More Lawmakers Fight 20% Down Payment
A proposed 20 percent down payment rule for qualified residential mortgages is too high, argues a growing group of lawmakers in the House of Representatives.
Late last week, about 240 lawmakers in the House sent a second letter to federal regulators urging them to lower the down payment rule on QRMs. Last month, about 150 lawmakers had signed a letter urging the same.
“The resultant reduction in demand for housing, due to an overly burdensome government dictate, would only add to the challenges the housing market faces, and could threaten a full-fledged economic recovery from years to come,” the most recent letter reads.

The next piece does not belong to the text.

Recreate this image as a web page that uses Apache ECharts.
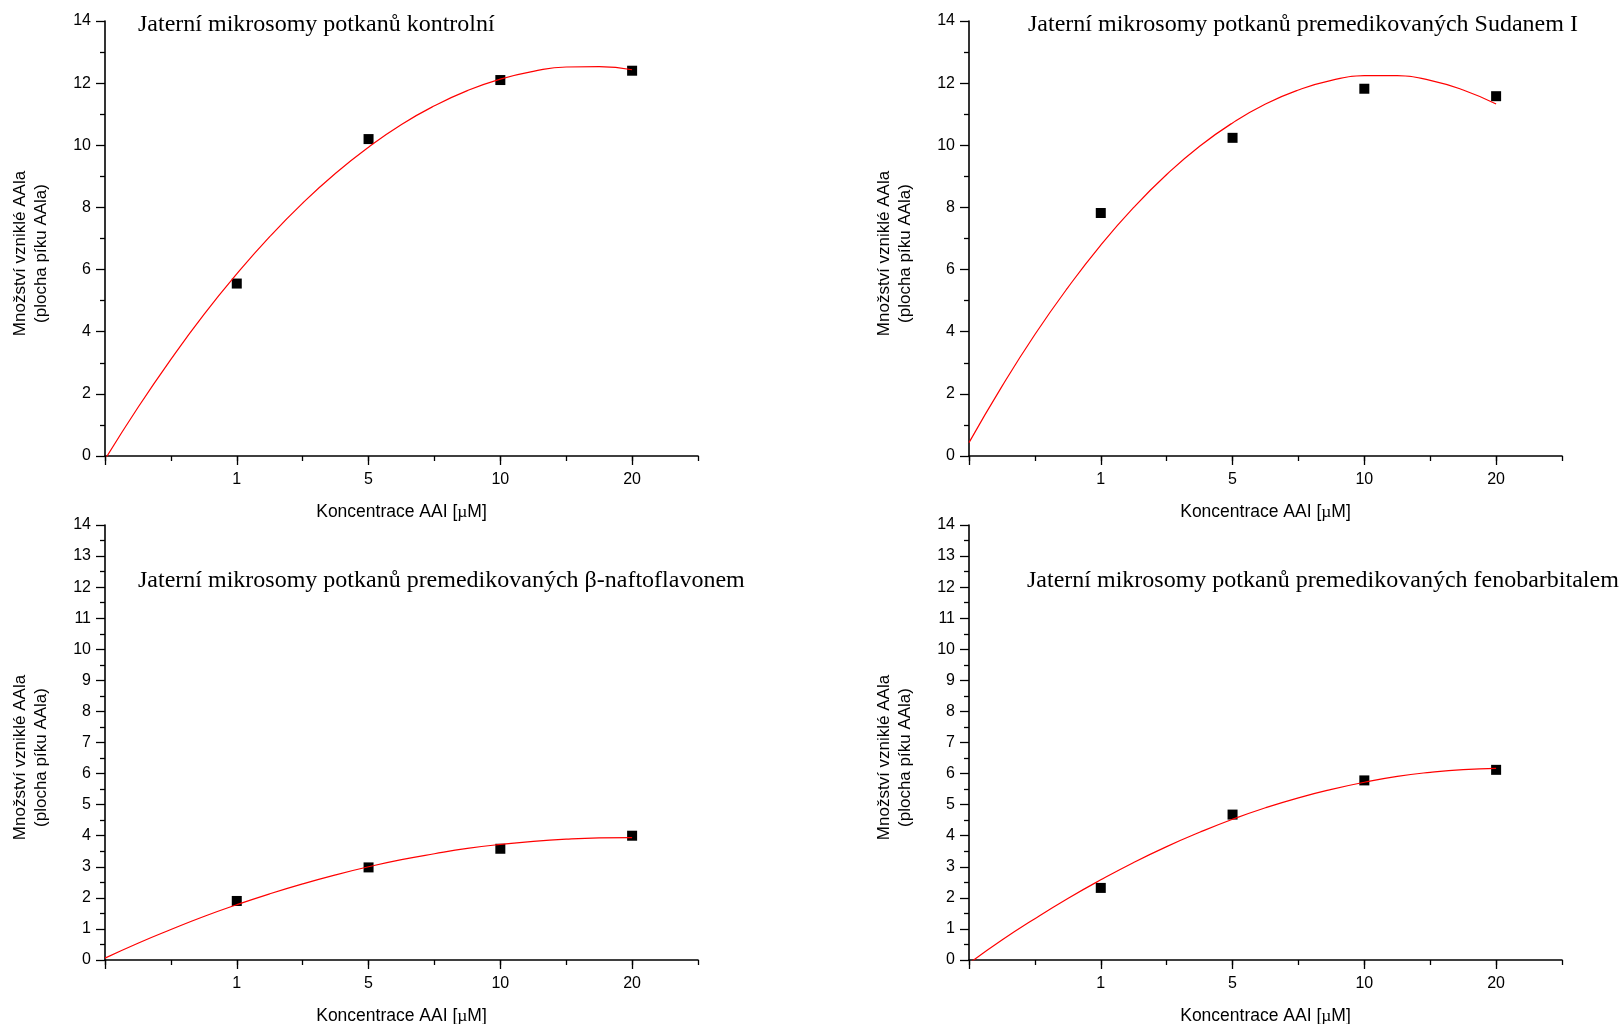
<!DOCTYPE html>
<html>
<head>
<meta charset="utf-8">
<script src="https://cdn.jsdelivr.net/npm/echarts@6.0.0/dist/echarts.min.js"></script>
<style>
html,body{margin:0;padding:0;background:#fff;}
#c{width:1623px;height:1024px;}
</style>
</head>
<body>
<div id="c"></div>
<script>
// ---- data ----
const concLabels = ['1', '5', '10', '20'];          // AAI concentration, µM
const titles = [
  'Jaterní mikrosomy potkanů kontrolní',
  'Jaterní mikrosomy potkanů premedikovaných Sudanem I',
  'Jaterní mikrosomy potkanů premedikovaných β-naftoflavonem',
  'Jaterní mikrosomy potkanů premedikovaných fenobarbitalem'
];
const yTitleLines = ['Množství vzniklé AAla', '(plocha píku AAla)'];

// measured points (black squares)
const kontrolni = [5.55, 10.2, 12.1, 12.4];
const sudan = [7.82, 10.24, 11.82, 11.58];
const naftoflavon = [1.9, 2.98, 3.58, 4.0];
const fenobarbital = [2.32, 4.68, 5.78, 6.12];

// red fitted curves, read at axis positions 0 .. 4
const fitPos = [0, 0.25, 0.5, 0.75, 1, 1.25, 1.5, 1.75, 2, 2.25, 2.5, 2.75, 3, 3.25, 3.5, 3.75, 4];
const fitKontrolni = [-0.11, 1.56, 3.11, 4.55, 5.86, 7.06, 8.14, 9.1, 9.94, 10.67, 11.27, 11.76, 12.13, 12.38, 12.52, 12.53, 12.43];
const fitSudan = [0.43, 2.24, 3.91, 5.42, 6.79, 8.0, 9.06, 9.97, 10.72, 11.33, 11.78, 12.09, 12.24, 12.24, 12.09, 11.78, 11.33];
const fitNaftoflavon = [0.06, 0.54, 0.98, 1.4, 1.78, 2.13, 2.45, 2.74, 3.0, 3.23, 3.42, 3.59, 3.72, 3.82, 3.89, 3.93, 3.94];
const fitFenobarbital = [-0.11, 0.64, 1.33, 1.98, 2.58, 3.14, 3.65, 4.11, 4.53, 4.9, 5.22, 5.49, 5.72, 5.91, 6.04, 6.13, 6.17];

// y axis ticks
const yMax = 14;
const yMajorStep = [2, 2, 1, 1];

// ---- layout ----
const W = 593, H = 435;
const grids = [
  { left: 105, top: 21, titleDx: 33, titleDy: 4 },
  { left: 969, top: 21, titleDx: 59, titleDy: 4 },
  { left: 105, top: 525, titleDx: 33, titleDy: 56 },
  { left: 969, top: 525, titleDx: 58, titleDy: 56 }
];
const measuredSets = [kontrolni, sudan, naftoflavon, fenobarbital];
const fitSets = [fitKontrolni, fitSudan, fitNaftoflavon, fitFenobarbital];

const SANS = 'Liberation Sans, Arial, sans-serif';
const SERIF = 'Liberation Serif, Times New Roman, serif';
const BLACK = '#000';

const option = {
  animation: false,
  backgroundColor: '#fff',
  grid: [], xAxis: [], yAxis: [], series: [], graphic: []
};

grids.forEach((g, i) => {
  option.grid.push({ left: g.left, top: g.top, width: W, height: H, outerBoundsMode: 'none', containLabel: false });
  // main x axis: line, short ticks every half position, labels, name
  option.xAxis.push({
    gridIndex: i, type: 'value', min: 0, max: 4.5, interval: 0.5, position: 'bottom',
    axisLine: { show: true, onZero: false, lineStyle: { color: BLACK, width: 1.6 } },
    axisTick: { show: true, length: 5, lineStyle: { color: BLACK, width: 1.3 } },
    splitLine: { show: false },
    axisLabel: {
      color: BLACK, fontSize: 16, fontFamily: SANS, margin: 16,
      showMinLabel: true, showMaxLabel: true, hideOverlap: false,
      formatter: v => (Number.isInteger(v) && v >= 1 && v <= concLabels.length) ? concLabels[v - 1] : ''
    },
    name: 'Koncentrace AAI [{mu|µ}M]', nameLocation: 'middle', nameGap: 47,
    nameTextStyle: { color: BLACK, fontSize: 17.5, fontFamily: SANS,
      rich: { mu: { fontFamily: SERIF, fontSize: 17.5, color: BLACK } } }
  });
  // overlay axis: long ticks at integer positions
  option.xAxis.push({
    gridIndex: i, type: 'value', min: 0, max: 4.5, interval: 0.5, position: 'bottom', offset: 0,
    axisLine: { show: false, onZero: false },
    axisTick: { show: true, length: 9, customValues: [0, 1, 2, 3, 4], lineStyle: { color: BLACK, width: 1.3 } },
    axisLabel: { show: false },
    splitLine: { show: false }
  });
  option.yAxis.push({
    gridIndex: i, type: 'value', min: 0, max: yMax, interval: yMajorStep[i],
    axisLine: { show: true, onZero: false, lineStyle: { color: BLACK, width: 1.6 } },
    axisTick: { show: true, length: 9, lineStyle: { color: BLACK, width: 1.3 } },
    minorTick: { show: true, splitNumber: 2, length: 5, lineStyle: { color: BLACK, width: 1.3 } },
    splitLine: { show: false }, minorSplitLine: { show: false },
    axisLabel: { color: BLACK, fontSize: 16, fontFamily: SANS, margin: 14 }
  });
  option.series.push({
    type: 'scatter', xAxisIndex: i * 2, yAxisIndex: i,
    symbol: 'rect', symbolSize: 10, itemStyle: { color: BLACK, opacity: 1 },
    data: measuredSets[i].map((v, k) => [k + 1, v]), z: 2
  });
  option.series.push({
    type: 'line', xAxisIndex: i * 2, yAxisIndex: i, clip: true,
    showSymbol: false, smooth: true,
    lineStyle: { color: '#ff0000', width: 1.2 },
    data: fitPos.map((p, k) => [p, fitSets[i][k]]), z: 3
  });
  // panel title
  option.graphic.push({
    type: 'text', x: g.left + g.titleDx, y: g.top + g.titleDy,
    style: { text: titles[i], fill: BLACK, fontSize: 24, fontFamily: SERIF,
      align: 'left', textAlign: 'left', verticalAlign: 'middle', textVerticalAlign: 'middle' }
  });
  // y axis title (rotated)
  option.graphic.push({
    type: 'text', x: g.left - 74, y: g.top + H / 2 + 15, rotation: Math.PI / 2,
    style: { text: yTitleLines.join('\n'), fill: BLACK, fontSize: 17, fontFamily: SANS, lineHeight: 21,
      align: 'center', textAlign: 'center', verticalAlign: 'middle', textVerticalAlign: 'middle' }
  });
});

const chart = echarts.init(document.getElementById('c'), null, { renderer: 'canvas' });
chart.setOption(option);
</script>
</body>
</html>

The 20 percent down payment rule arises from an effort of several federal agencies that have been trying to urge more responsible lending and borrowing. The agencies created a proposed risk-retention regulation under the Dodd-Frank Wall Street reform law, which requires lenders that securitize mortgage loans to retain 5 percent of the credit risk unless the mortgage is considered a safe mortgage or a “qualified residential mortgage.” (FHA and VA mortgages would be exempt.)
QRMs would be exempt from the 5 percent credit requirement but would have to meet certain guidelines, such as the proposed 20 percent down payment requirement. Borrowers with less than 20 percent down could then be forced to pay higher fees and interest rates.
A 20 percent down payment requirement would cause more first-time buyers to flee from the already fragile housing market, analysts at Capital Economics say.
The National Association of REALTORS® also has been an outspoken critic of the proposal, saying that a 20 percent down payment requirement would jeopardize a housing recovery.